A Phenomenology of Negative Sociality

Michael Staudigl

Thursday 2nd December 2021

16:20 - 17:00

Zoom 1-1

With the concept of ‘‘negative sociality,’’ I intend to discuss an eminently problematic issue that confronts our traditional phenomenologies of intersubjectivity, sociality, and symbolic interaction with a severe objection. This syntagma, in fact, bears witness to the suspicion that inherently negative experiences—ranging from mistrust, discrimination, and contempt to all forms of violence—cannot be cancelled out or integrated by a community or a society that is characterized by responsibility, justice, discursive deliberation, or reciprocal recognition. This suspicion confronts us with the necessity to critically assess and perhaps fundamentally revise these concepts, eventually the concept of the social as such.

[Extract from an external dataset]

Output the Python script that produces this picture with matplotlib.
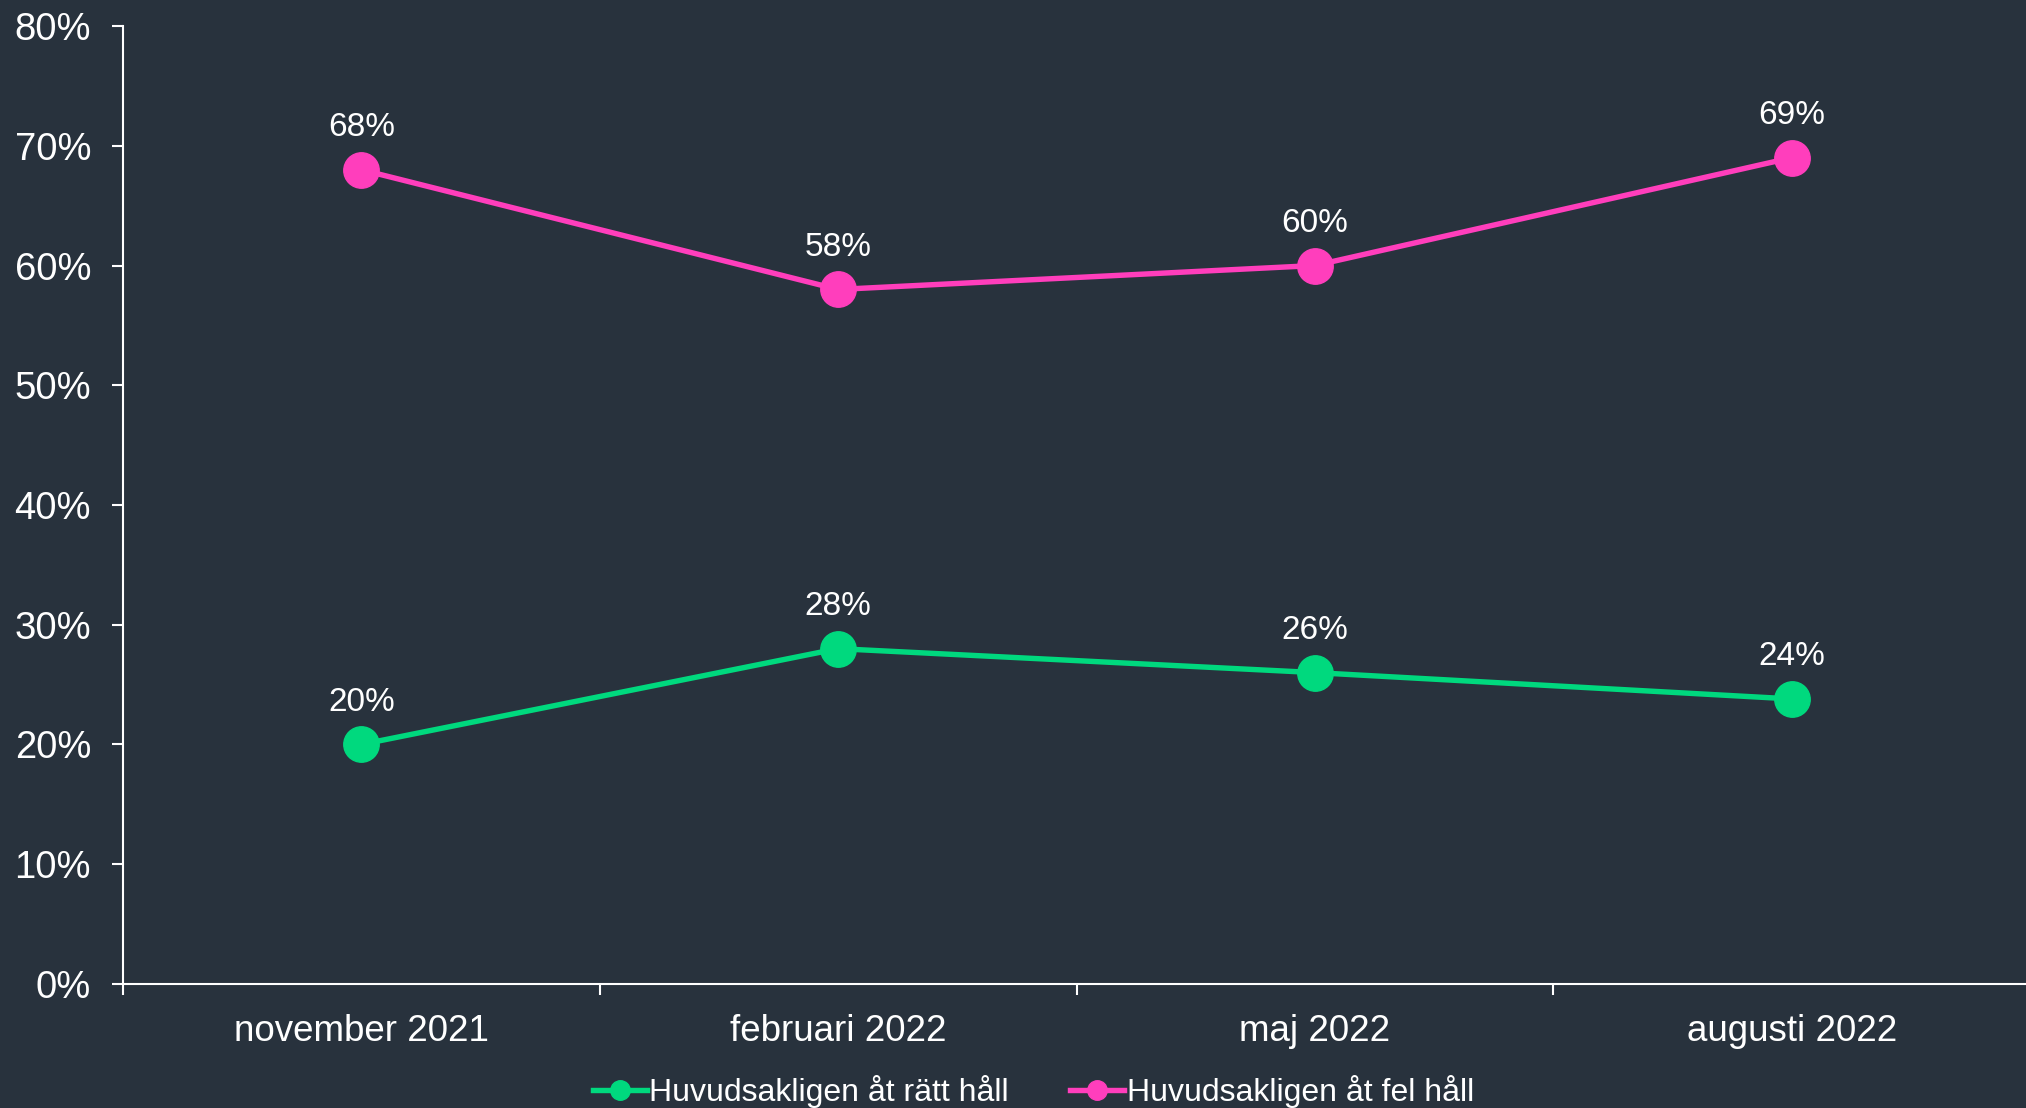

Against this background, I will present the thesis that the social, under these conditions, cannot be consistently brought under the rule of law or be pacified by the rules of coexistence, but has to be taken seriously in its protean and unforeseeable, normatively undeterminable character, thus pointing us to Nietzsche’s “beyond good and evil.” Consequently, the classical orientation of phenomenology that was based on the teleological assurance of perceptual harmony (Husserl) and universal compossibility (Merleau-Ponty), etc., is presented to be in need of correction. ‘‘Negativity’’ hence must not be misunderstood as a phenomenon of contingent deficiency that could be caught up with discursively, mediated dialectically, or overcome procedurally. If, however, it is not to be understood in such terms as a contingent deficiency of justice, trust, responsibility, communalization, solidarity, communication, as tends to be assumed by the mainstream of social philosophy, founding ideas of unity (harmony, concordia, homonoia, universality, the ‘‘reciprocity of perspectives,’’ the ‘‘non-violent discourse,’’ or the ‘‘ideal communication society’) lose their foundational and integrational significance for the understanding of social phenomena.

This paper (1) outlines the idea of “negative sociality,” and (2) discusses the socio-political consequences of a phenomenological outlook on this kind of negativity that is neither willing to sacrifice experiences of negativity to a socio-technological quest for unity and order, nor to hypostatize them as the presumed other of reason and order as such. In conclusion (3), I will argue for a diacritical hermeneutic phenomenology that is able to describe social phenomena in their irreducible ambiguity, that is, as being constituted in an interplay of order/disorder, violence/counter-violence., etc., which must not be resolved in a one-sided fashion since this would imply violence, too.